My mother committed suicide a few months ago. She was my best friend, all I really knew and thought I could always count on her. What's left for me is my boyfriend of 2 and a half years, and my brother.
I guess I'm lost, now that I don't have my mommy. I'm only 21, I miss her. I still need her.
I live with my boyfriend. We are extremely close, I love him to death.
So why am I feeling the urge to just run? To just start a new life? I technically can't imagine living without him... But there are so many things I still want to experience, that i can't while still being stuck living this boring life with him. I just feel lost, and trapped, and young. I've been daydreaming of just leaving everything and going somewhere, to meet new people, experience something different.
I own everything in this apartment, what do I do with all of it if I want to keep it, and yet run away at the same time? So much work... I don't know where to go.

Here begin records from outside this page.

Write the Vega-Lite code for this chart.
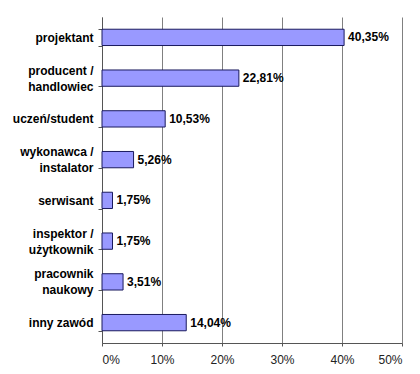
{
  "$schema": "https://vega.github.io/schema/vega-lite/v6.json",
  "width": 300,
  "height": 326,
  "autosize": "none",
  "padding": {"left": 102, "top": 17, "right": 18, "bottom": 31},
  "background": "white",
  "config": {
    "view": {"stroke": null},
    "locale": {"number": {"decimal": ",", "thousands": " ", "grouping": [3], "currency": ["", " zł"]}},
    "font": "Liberation Sans"
  },
  "data": {
    "values": [
      {"zawod": "projektant", "udzial": 0.4035},
      {"zawod": "producent / handlowiec", "udzial": 0.2281},
      {"zawod": "uczeń/student", "udzial": 0.1053},
      {"zawod": "wykonawca / instalator", "udzial": 0.0526},
      {"zawod": "serwisant", "udzial": 0.0175},
      {"zawod": "inspektor / użytkownik", "udzial": 0.0175},
      {"zawod": "pracownik naukowy", "udzial": 0.0351},
      {"zawod": "inny zawód", "udzial": 0.1404}
    ]
  },
  "encoding": {
    "y": {
      "field": "zawod",
      "type": "nominal",
      "sort": null,
      "scale": {"paddingInner": 0.6, "paddingOuter": 0.3},
      "axis": {
        "title": null,
        "labelExpr": "!datum.value ? '' : (datum.value == 'pracownik naukowy' ? ['pracownik', 'naukowy'] : split(replace(datum.value, '/ ', '/|'), '|'))",
        "labelOffset": {"condition": {"test": "datum.value && (datum.value == 'pracownik naukowy' || indexof(datum.value, ' / ') >= 0)", "value": -8}, "value": 0},
        "labelFont": "Liberation Sans",
        "labelFontWeight": "bold",
        "labelFontSize": 12,
        "labelColor": "#000000",
        "labelLineHeight": 16,
        "labelPadding": 5,
        "tickBand": "extent",
        "tickSize": 4,
        "tickColor": "#555555",
        "domainColor": "#555555",
        "grid": false
      }
    },
    "x": {
      "field": "udzial",
      "type": "quantitative",
      "scale": {"domain": [0, 0.5], "nice": false},
      "axis": {
        "title": null,
        "format": ".0%",
        "values": [0, 0.1, 0.2, 0.3, 0.4, 0.5],
        "grid": true,
        "gridColor": "#808080",
        "gridWidth": 1,
        "domainColor": "#555555",
        "tickColor": "#555555",
        "tickSize": 3,
        "labelFont": "Liberation Sans",
        "labelFontSize": 12,
        "labelColor": "#222222",
        "labelPadding": 8
      }
    }
  },
  "layer": [
    {
      "mark": {"type": "bar", "color": "#9999FF", "stroke": "#1a1a5e", "strokeWidth": 1}
    },
    {
      "mark": {"type": "text", "align": "left", "baseline": "middle", "dx": 4, "fontWeight": "bold", "fontSize": 12, "font": "Liberation Sans", "color": "#000000"},
      "encoding": {
        "text": {"field": "udzial", "type": "quantitative", "format": ".2%"}
      }
    }
  ]
}
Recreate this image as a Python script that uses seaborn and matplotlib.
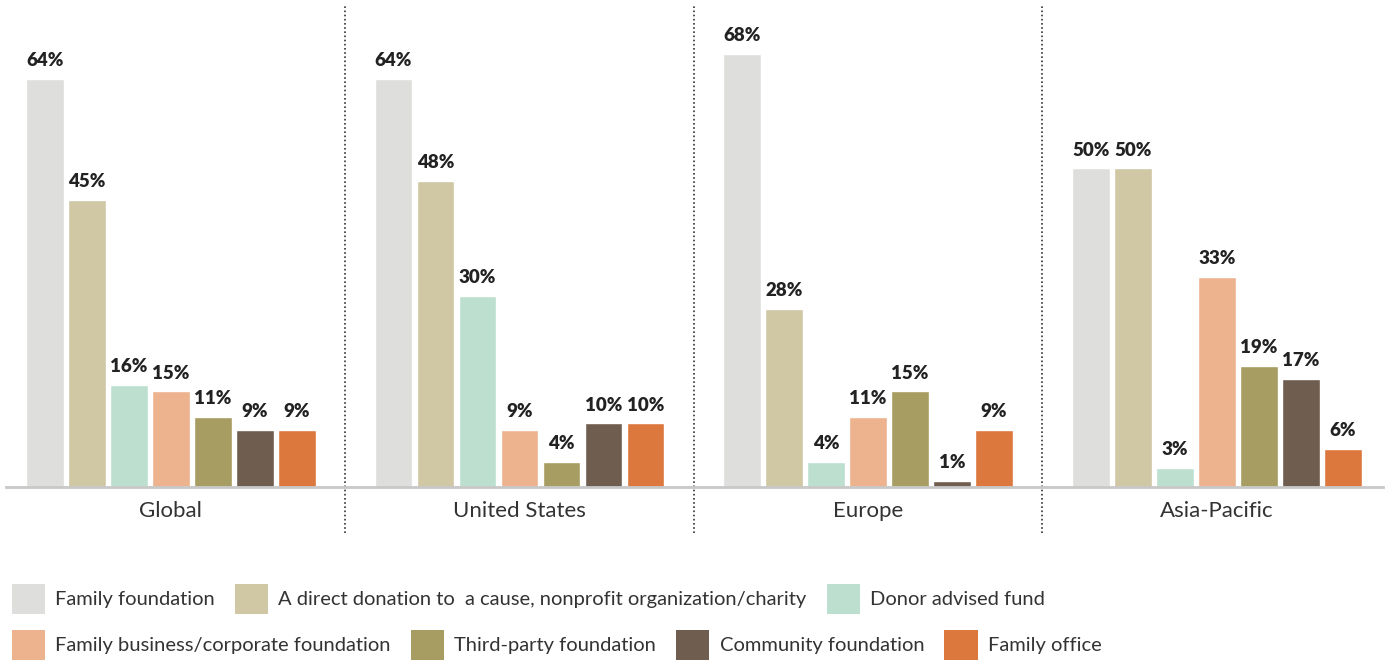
import matplotlib
matplotlib.use('Agg')
import matplotlib.pyplot as plt
import pandas as pd
import seaborn as sns
from matplotlib.patches import Patch

regions = ['Global', 'United States', 'Europe', 'Asia-Pacific']
categories = [
    'Family foundation',
    'A direct donation to  a cause, nonprofit organization/charity',
    'Donor advised fund',
    'Family business/corporate foundation',
    'Third-party foundation',
    'Community foundation',
    'Family office',
]
global_vals = [64, 45, 16, 15, 11, 9, 9]
us_vals = [64, 48, 30, 9, 4, 10, 10]
europe_vals = [68, 28, 4, 11, 15, 1, 9]
apac_vals = [50, 50, 3, 33, 19, 17, 6]
colors = ['#dededd', '#d0c7a4', '#bcdfcf', '#edb28e', '#a79c61', '#6f5d50', '#dc773d']

rows = []
for region, vals in zip(regions, [global_vals, us_vals, europe_vals, apac_vals]):
    for cat, v in zip(categories, vals):
        rows.append({'region': region, 'category': cat, 'value': v})
df = pd.DataFrame(rows)

sns.set_style('white')
plt.rcParams['font.family'] = ['Lato', 'DejaVu Sans']

fig = plt.figure(figsize=(13.88, 6.62), dpi=100)
ax = fig.add_axes([6 / 1388, 1 - 487 / 662, (1383 - 6) / 1388, 487 / 662])

sns.barplot(data=df, x='region', y='value', hue='category', order=regions,
            hue_order=categories, palette=colors, width=0.843, gap=0.1,
            saturation=1, legend=False, ax=ax)

for cont in ax.containers:
    ax.bar_label(cont, fmt='%d%%', padding=7, fontsize=13.5, fontweight='heavy',
                 color='#222222')

ax.set_xlim(-0.473, 3.477)
ax.set_ylim(0, 76.4)
ax.set_yticks([])
ax.set_xlabel('')
ax.set_ylabel('')
for s in ['left', 'right', 'top']:
    ax.spines[s].set_visible(False)
ax.spines['bottom'].set_color('#c8c8c8')
ax.spines['bottom'].set_linewidth(2)
ax.tick_params(axis='x', length=0, pad=10, labelsize=16, labelcolor='#333333')

for xs in [0.5, 1.5, 2.5]:
    ax.axvline(xs, ymin=-0.095, ymax=0.99, clip_on=False, color='#333333',
               lw=1.2, linestyle=(0, (1, 1.5)))

handles = [Patch(facecolor=c, edgecolor='none') for c in colors]
leg_kw = dict(frameon=False, handlelength=1.65, handleheight=1.9,
              handletextpad=0.5, columnspacing=1.0, borderpad=0, borderaxespad=0,
              prop={'size': 14.5})
leg1 = fig.legend(handles[:3], categories[:3], loc='upper left',
                  bbox_to_anchor=(12 / 1388, 1 - 584 / 662), ncol=3, **leg_kw)
leg2 = fig.legend(handles[3:], categories[3:], loc='upper left',
                  bbox_to_anchor=(12 / 1388, 1 - 630 / 662), ncol=4, **leg_kw)
for leg in [leg1, leg2]:
    for t in leg.get_texts():
        t.set_color('#333333')

fig.savefig('out.png', dpi=100)
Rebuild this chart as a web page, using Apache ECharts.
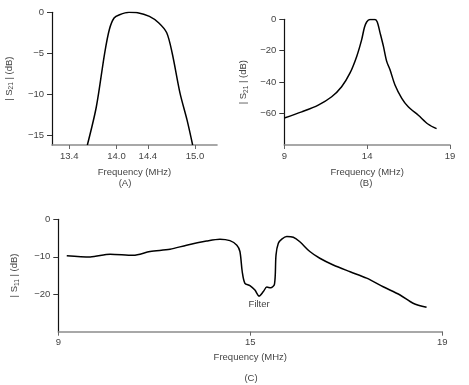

Or how.

Just my basic thoughts.
Yuengling84 Yuengling84
18-21
1 Response Dec 12, 2012

sorry to hear about your mother you must miss her like crazy that is a young age to lose her like that. you must speak with your boyfriend about how your feeling if you both love each other then you will both understand each other and im positive your boyfriend will support you no matter what you decide but a suggestion would be to go away on your own for a while find out if this journey you so desire is worth while im sure your boyfriend will wait for you but you must tell him everything you cant hold it in as you will go nuts. goodluck to you in life rob.